*Directions*.
Set the listing down again in full, word for word, with the pictures left out.

*Collected material*.

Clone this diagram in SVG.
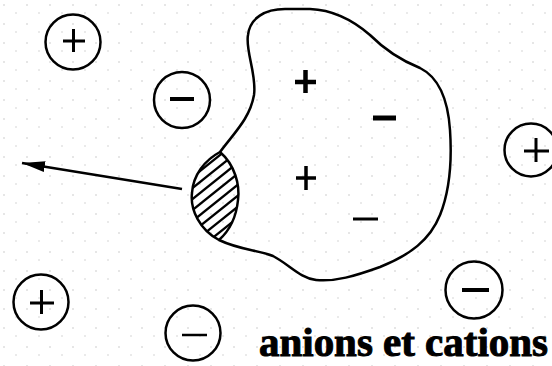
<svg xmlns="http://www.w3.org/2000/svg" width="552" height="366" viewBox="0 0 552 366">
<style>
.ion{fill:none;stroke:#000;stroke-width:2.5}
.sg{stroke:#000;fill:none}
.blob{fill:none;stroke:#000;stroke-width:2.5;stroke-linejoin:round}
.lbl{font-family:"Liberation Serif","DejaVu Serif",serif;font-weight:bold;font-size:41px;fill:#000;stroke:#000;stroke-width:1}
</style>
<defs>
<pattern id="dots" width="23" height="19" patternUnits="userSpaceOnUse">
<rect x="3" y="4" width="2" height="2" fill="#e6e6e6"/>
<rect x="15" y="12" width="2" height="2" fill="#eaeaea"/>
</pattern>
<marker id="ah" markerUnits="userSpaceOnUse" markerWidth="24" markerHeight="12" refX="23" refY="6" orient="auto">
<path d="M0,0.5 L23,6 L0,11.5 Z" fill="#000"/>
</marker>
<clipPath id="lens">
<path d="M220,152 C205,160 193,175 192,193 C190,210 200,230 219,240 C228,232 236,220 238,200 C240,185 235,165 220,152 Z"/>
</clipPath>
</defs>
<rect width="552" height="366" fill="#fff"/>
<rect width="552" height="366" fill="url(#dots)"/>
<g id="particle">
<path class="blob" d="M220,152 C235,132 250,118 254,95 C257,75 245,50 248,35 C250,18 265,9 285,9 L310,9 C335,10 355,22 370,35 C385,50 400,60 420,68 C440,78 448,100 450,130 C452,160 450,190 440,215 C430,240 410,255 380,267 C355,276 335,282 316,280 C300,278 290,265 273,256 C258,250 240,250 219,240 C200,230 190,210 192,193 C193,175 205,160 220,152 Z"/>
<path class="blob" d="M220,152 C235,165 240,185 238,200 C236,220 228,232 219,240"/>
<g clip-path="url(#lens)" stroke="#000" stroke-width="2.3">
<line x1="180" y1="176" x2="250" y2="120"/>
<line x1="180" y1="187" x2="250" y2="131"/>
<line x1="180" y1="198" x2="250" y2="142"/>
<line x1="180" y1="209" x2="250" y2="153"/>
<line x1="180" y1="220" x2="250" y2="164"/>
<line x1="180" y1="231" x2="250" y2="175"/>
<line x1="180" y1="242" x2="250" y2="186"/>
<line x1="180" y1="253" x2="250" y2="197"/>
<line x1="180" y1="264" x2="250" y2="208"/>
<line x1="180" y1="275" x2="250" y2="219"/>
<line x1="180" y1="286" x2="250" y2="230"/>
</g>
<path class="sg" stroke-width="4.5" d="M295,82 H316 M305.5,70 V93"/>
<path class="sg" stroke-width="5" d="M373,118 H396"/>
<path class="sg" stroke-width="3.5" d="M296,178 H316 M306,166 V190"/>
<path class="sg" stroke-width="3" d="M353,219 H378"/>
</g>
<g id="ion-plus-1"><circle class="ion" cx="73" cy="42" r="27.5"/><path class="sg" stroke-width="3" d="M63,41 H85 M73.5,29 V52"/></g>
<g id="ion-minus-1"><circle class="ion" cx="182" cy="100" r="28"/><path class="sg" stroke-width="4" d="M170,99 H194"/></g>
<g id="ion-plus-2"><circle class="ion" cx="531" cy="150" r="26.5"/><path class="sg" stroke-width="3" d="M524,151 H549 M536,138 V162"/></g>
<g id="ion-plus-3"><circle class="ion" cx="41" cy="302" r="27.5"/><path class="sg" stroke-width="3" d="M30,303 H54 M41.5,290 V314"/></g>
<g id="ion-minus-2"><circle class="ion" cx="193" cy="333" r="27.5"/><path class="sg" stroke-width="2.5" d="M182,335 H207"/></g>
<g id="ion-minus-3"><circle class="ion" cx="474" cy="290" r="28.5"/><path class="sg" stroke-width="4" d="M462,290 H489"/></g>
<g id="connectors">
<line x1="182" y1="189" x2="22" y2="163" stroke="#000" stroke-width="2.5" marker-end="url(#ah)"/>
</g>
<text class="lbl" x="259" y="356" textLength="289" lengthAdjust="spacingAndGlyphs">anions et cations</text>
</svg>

*Completed task*.
Clone this diagram in SVG.
<svg xmlns="http://www.w3.org/2000/svg" width="552" height="366" viewBox="0 0 552 366">
<style>
.ion{fill:none;stroke:#000;stroke-width:2.5}
.sg{stroke:#000;fill:none}
.blob{fill:none;stroke:#000;stroke-width:2.5;stroke-linejoin:round}
.lbl{font-family:"Liberation Serif","DejaVu Serif",serif;font-weight:bold;font-size:41px;fill:#000;stroke:#000;stroke-width:1}
</style>
<defs>
<pattern id="dots" width="23" height="19" patternUnits="userSpaceOnUse">
<rect x="3" y="4" width="2" height="2" fill="#e6e6e6"/>
<rect x="15" y="12" width="2" height="2" fill="#eaeaea"/>
</pattern>
<marker id="ah" markerUnits="userSpaceOnUse" markerWidth="24" markerHeight="12" refX="23" refY="6" orient="auto">
<path d="M0,0.5 L23,6 L0,11.5 Z" fill="#000"/>
</marker>
<clipPath id="lens">
<path d="M220,152 C205,160 193,175 192,193 C190,210 200,230 219,240 C228,232 236,220 238,200 C240,185 235,165 220,152 Z"/>
</clipPath>
</defs>
<rect width="552" height="366" fill="#fff"/>
<rect width="552" height="366" fill="url(#dots)"/>
<g id="particle">
<path class="blob" d="M220,152 C235,132 250,118 254,95 C257,75 245,50 248,35 C250,18 265,9 285,9 L310,9 C335,10 355,22 370,35 C385,50 400,60 420,68 C440,78 448,100 450,130 C452,160 450,190 440,215 C430,240 410,255 380,267 C355,276 335,282 316,280 C300,278 290,265 273,256 C258,250 240,250 219,240 C200,230 190,210 192,193 C193,175 205,160 220,152 Z"/>
<path class="blob" d="M220,152 C235,165 240,185 238,200 C236,220 228,232 219,240"/>
<g clip-path="url(#lens)" stroke="#000" stroke-width="2.3">
<line x1="180" y1="176" x2="250" y2="120"/>
<line x1="180" y1="187" x2="250" y2="131"/>
<line x1="180" y1="198" x2="250" y2="142"/>
<line x1="180" y1="209" x2="250" y2="153"/>
<line x1="180" y1="220" x2="250" y2="164"/>
<line x1="180" y1="231" x2="250" y2="175"/>
<line x1="180" y1="242" x2="250" y2="186"/>
<line x1="180" y1="253" x2="250" y2="197"/>
<line x1="180" y1="264" x2="250" y2="208"/>
<line x1="180" y1="275" x2="250" y2="219"/>
<line x1="180" y1="286" x2="250" y2="230"/>
</g>
<path class="sg" stroke-width="4.5" d="M295,82 H316 M305.5,70 V93"/>
<path class="sg" stroke-width="5" d="M373,118 H396"/>
<path class="sg" stroke-width="3.5" d="M296,178 H316 M306,166 V190"/>
<path class="sg" stroke-width="3" d="M353,219 H378"/>
</g>
<g id="ion-plus-1"><circle class="ion" cx="73" cy="42" r="27.5"/><path class="sg" stroke-width="3" d="M63,41 H85 M73.5,29 V52"/></g>
<g id="ion-minus-1"><circle class="ion" cx="182" cy="100" r="28"/><path class="sg" stroke-width="4" d="M170,99 H194"/></g>
<g id="ion-plus-2"><circle class="ion" cx="531" cy="150" r="26.5"/><path class="sg" stroke-width="3" d="M524,151 H549 M536,138 V162"/></g>
<g id="ion-plus-3"><circle class="ion" cx="41" cy="302" r="27.5"/><path class="sg" stroke-width="3" d="M30,303 H54 M41.5,290 V314"/></g>
<g id="ion-minus-2"><circle class="ion" cx="193" cy="333" r="27.5"/><path class="sg" stroke-width="2.5" d="M182,335 H207"/></g>
<g id="ion-minus-3"><circle class="ion" cx="474" cy="290" r="28.5"/><path class="sg" stroke-width="4" d="M462,290 H489"/></g>
<g id="connectors">
<line x1="182" y1="189" x2="22" y2="163" stroke="#000" stroke-width="2.5" marker-end="url(#ah)"/>
</g>
<text class="lbl" x="259" y="356" textLength="289" lengthAdjust="spacingAndGlyphs">anions et cations</text>
</svg>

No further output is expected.